◆ Raw data:
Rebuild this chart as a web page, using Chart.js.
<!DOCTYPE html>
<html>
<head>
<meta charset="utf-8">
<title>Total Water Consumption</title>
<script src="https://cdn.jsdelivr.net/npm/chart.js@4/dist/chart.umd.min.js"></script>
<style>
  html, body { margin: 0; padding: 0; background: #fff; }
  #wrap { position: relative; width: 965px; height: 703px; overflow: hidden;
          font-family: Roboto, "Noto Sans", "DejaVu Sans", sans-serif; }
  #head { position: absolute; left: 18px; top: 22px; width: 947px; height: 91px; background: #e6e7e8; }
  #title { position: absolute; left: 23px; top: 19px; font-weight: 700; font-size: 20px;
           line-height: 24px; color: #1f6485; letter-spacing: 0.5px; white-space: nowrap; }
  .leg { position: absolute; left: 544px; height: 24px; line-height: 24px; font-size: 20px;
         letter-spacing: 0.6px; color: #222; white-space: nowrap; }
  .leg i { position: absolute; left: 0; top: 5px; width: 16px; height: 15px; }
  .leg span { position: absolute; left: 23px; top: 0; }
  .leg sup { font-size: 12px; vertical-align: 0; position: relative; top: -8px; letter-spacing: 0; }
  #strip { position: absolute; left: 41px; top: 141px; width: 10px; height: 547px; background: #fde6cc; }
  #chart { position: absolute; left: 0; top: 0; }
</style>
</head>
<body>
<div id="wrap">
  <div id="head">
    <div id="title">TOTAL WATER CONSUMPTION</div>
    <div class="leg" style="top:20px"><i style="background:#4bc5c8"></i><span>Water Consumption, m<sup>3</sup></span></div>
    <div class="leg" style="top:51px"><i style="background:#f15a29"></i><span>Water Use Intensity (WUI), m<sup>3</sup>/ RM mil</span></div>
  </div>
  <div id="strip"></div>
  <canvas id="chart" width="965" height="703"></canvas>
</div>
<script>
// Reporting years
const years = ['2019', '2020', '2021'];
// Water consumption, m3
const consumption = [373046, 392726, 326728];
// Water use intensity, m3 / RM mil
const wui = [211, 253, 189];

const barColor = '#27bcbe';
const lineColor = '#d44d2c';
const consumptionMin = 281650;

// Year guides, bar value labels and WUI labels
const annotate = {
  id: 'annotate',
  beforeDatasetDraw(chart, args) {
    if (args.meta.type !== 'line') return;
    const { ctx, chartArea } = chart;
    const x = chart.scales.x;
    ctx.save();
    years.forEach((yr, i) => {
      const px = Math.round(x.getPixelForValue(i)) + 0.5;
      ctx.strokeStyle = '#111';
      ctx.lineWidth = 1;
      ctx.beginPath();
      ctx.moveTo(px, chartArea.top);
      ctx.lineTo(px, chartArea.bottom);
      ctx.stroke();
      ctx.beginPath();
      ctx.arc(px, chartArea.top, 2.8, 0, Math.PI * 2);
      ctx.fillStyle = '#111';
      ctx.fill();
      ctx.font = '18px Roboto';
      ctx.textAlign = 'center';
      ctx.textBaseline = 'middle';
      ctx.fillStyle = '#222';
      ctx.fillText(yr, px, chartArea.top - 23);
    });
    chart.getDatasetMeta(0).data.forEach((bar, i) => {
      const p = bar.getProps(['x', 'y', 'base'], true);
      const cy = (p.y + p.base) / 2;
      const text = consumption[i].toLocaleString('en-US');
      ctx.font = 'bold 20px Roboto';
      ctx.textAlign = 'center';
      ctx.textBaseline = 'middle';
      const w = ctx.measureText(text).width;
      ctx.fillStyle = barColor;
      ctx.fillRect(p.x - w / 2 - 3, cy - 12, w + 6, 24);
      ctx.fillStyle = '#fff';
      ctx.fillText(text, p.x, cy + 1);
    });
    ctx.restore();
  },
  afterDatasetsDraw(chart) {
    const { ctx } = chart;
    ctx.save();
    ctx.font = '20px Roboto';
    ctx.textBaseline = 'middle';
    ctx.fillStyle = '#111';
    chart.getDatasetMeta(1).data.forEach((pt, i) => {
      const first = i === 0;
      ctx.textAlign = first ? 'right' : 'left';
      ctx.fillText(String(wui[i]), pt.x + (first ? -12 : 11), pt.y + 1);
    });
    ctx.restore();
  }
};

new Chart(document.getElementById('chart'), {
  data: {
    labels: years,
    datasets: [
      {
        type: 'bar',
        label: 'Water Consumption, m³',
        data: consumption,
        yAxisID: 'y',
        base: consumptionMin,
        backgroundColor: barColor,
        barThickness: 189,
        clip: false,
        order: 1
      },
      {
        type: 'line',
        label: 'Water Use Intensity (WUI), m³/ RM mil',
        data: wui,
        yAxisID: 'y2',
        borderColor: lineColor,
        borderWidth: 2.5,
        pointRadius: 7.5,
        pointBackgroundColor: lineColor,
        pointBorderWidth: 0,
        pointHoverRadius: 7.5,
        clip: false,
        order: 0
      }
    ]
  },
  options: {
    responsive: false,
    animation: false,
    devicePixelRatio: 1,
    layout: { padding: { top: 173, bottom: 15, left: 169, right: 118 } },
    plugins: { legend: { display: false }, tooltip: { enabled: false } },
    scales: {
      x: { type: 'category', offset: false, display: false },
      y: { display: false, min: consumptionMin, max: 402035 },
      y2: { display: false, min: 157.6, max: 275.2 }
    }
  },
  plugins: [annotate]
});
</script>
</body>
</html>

◆ Requirements: Take the material above and return all of it exactly.

◆ Finished task:
Rebuild this chart as a web page, using Chart.js.
<!DOCTYPE html>
<html>
<head>
<meta charset="utf-8">
<title>Total Water Consumption</title>
<script src="https://cdn.jsdelivr.net/npm/chart.js@4/dist/chart.umd.min.js"></script>
<style>
  html, body { margin: 0; padding: 0; background: #fff; }
  #wrap { position: relative; width: 965px; height: 703px; overflow: hidden;
          font-family: Roboto, "Noto Sans", "DejaVu Sans", sans-serif; }
  #head { position: absolute; left: 18px; top: 22px; width: 947px; height: 91px; background: #e6e7e8; }
  #title { position: absolute; left: 23px; top: 19px; font-weight: 700; font-size: 20px;
           line-height: 24px; color: #1f6485; letter-spacing: 0.5px; white-space: nowrap; }
  .leg { position: absolute; left: 544px; height: 24px; line-height: 24px; font-size: 20px;
         letter-spacing: 0.6px; color: #222; white-space: nowrap; }
  .leg i { position: absolute; left: 0; top: 5px; width: 16px; height: 15px; }
  .leg span { position: absolute; left: 23px; top: 0; }
  .leg sup { font-size: 12px; vertical-align: 0; position: relative; top: -8px; letter-spacing: 0; }
  #strip { position: absolute; left: 41px; top: 141px; width: 10px; height: 547px; background: #fde6cc; }
  #chart { position: absolute; left: 0; top: 0; }
</style>
</head>
<body>
<div id="wrap">
  <div id="head">
    <div id="title">TOTAL WATER CONSUMPTION</div>
    <div class="leg" style="top:20px"><i style="background:#4bc5c8"></i><span>Water Consumption, m<sup>3</sup></span></div>
    <div class="leg" style="top:51px"><i style="background:#f15a29"></i><span>Water Use Intensity (WUI), m<sup>3</sup>/ RM mil</span></div>
  </div>
  <div id="strip"></div>
  <canvas id="chart" width="965" height="703"></canvas>
</div>
<script>
// Reporting years
const years = ['2019', '2020', '2021'];
// Water consumption, m3
const consumption = [373046, 392726, 326728];
// Water use intensity, m3 / RM mil
const wui = [211, 253, 189];

const barColor = '#27bcbe';
const lineColor = '#d44d2c';
const consumptionMin = 281650;

// Year guides, bar value labels and WUI labels
const annotate = {
  id: 'annotate',
  beforeDatasetDraw(chart, args) {
    if (args.meta.type !== 'line') return;
    const { ctx, chartArea } = chart;
    const x = chart.scales.x;
    ctx.save();
    years.forEach((yr, i) => {
      const px = Math.round(x.getPixelForValue(i)) + 0.5;
      ctx.strokeStyle = '#111';
      ctx.lineWidth = 1;
      ctx.beginPath();
      ctx.moveTo(px, chartArea.top);
      ctx.lineTo(px, chartArea.bottom);
      ctx.stroke();
      ctx.beginPath();
      ctx.arc(px, chartArea.top, 2.8, 0, Math.PI * 2);
      ctx.fillStyle = '#111';
      ctx.fill();
      ctx.font = '18px Roboto';
      ctx.textAlign = 'center';
      ctx.textBaseline = 'middle';
      ctx.fillStyle = '#222';
      ctx.fillText(yr, px, chartArea.top - 23);
    });
    chart.getDatasetMeta(0).data.forEach((bar, i) => {
      const p = bar.getProps(['x', 'y', 'base'], true);
      const cy = (p.y + p.base) / 2;
      const text = consumption[i].toLocaleString('en-US');
      ctx.font = 'bold 20px Roboto';
      ctx.textAlign = 'center';
      ctx.textBaseline = 'middle';
      const w = ctx.measureText(text).width;
      ctx.fillStyle = barColor;
      ctx.fillRect(p.x - w / 2 - 3, cy - 12, w + 6, 24);
      ctx.fillStyle = '#fff';
      ctx.fillText(text, p.x, cy + 1);
    });
    ctx.restore();
  },
  afterDatasetsDraw(chart) {
    const { ctx } = chart;
    ctx.save();
    ctx.font = '20px Roboto';
    ctx.textBaseline = 'middle';
    ctx.fillStyle = '#111';
    chart.getDatasetMeta(1).data.forEach((pt, i) => {
      const first = i === 0;
      ctx.textAlign = first ? 'right' : 'left';
      ctx.fillText(String(wui[i]), pt.x + (first ? -12 : 11), pt.y + 1);
    });
    ctx.restore();
  }
};

new Chart(document.getElementById('chart'), {
  data: {
    labels: years,
    datasets: [
      {
        type: 'bar',
        label: 'Water Consumption, m³',
        data: consumption,
        yAxisID: 'y',
        base: consumptionMin,
        backgroundColor: barColor,
        barThickness: 189,
        clip: false,
        order: 1
      },
      {
        type: 'line',
        label: 'Water Use Intensity (WUI), m³/ RM mil',
        data: wui,
        yAxisID: 'y2',
        borderColor: lineColor,
        borderWidth: 2.5,
        pointRadius: 7.5,
        pointBackgroundColor: lineColor,
        pointBorderWidth: 0,
        pointHoverRadius: 7.5,
        clip: false,
        order: 0
      }
    ]
  },
  options: {
    responsive: false,
    animation: false,
    devicePixelRatio: 1,
    layout: { padding: { top: 173, bottom: 15, left: 169, right: 118 } },
    plugins: { legend: { display: false }, tooltip: { enabled: false } },
    scales: {
      x: { type: 'category', offset: false, display: false },
      y: { display: false, min: consumptionMin, max: 402035 },
      y2: { display: false, min: 157.6, max: 275.2 }
    }
  },
  plugins: [annotate]
});
</script>
</body>
</html>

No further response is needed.